From Fresh Air With Terry Gross:
The descendants of slaves brought to Latin and South America, says Gates, don't identify as white or black the way many Americans do. In Brazil, there are 134 categories of blackness to describe someone of African descent.
"[They say], 'I'm not black. I'm murano [or] I'm kubuku,' he says. "You could say that these societies have refused to be locked into this ridiculous binary opposition between black and white the way we are here in America, and they've socially constructed race or ethnicity in a more subtle way than we could ever imagine."
In each of the countries Gates examined, there were also policies enacted to "whiten" the complexion of the country soon after receiving an influx of slaves.

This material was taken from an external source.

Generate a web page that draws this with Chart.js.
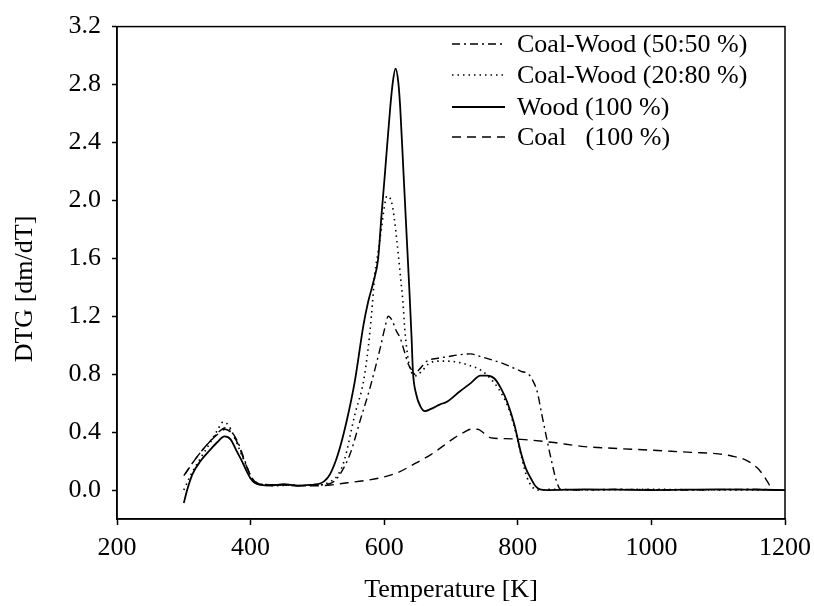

In Brazil for instance, 4 million white Europeans and 185,000 Japanese immigrants were allowed into the country between 1884 and 1939. Cuba and Mexico also had similar policies in place.
"They were trying to do two things," says Gates. "They wanted to bring in white families so that the white population would increase. But they also assumed, because so many of these indentured immigrants would be men, that interracial sexual liaisons would ensue — and indeed they did. So whitening was to be achieved in two ways: through white people marrying white people and a browning movement, when a series of racial gradations would be created through interracial sexuality."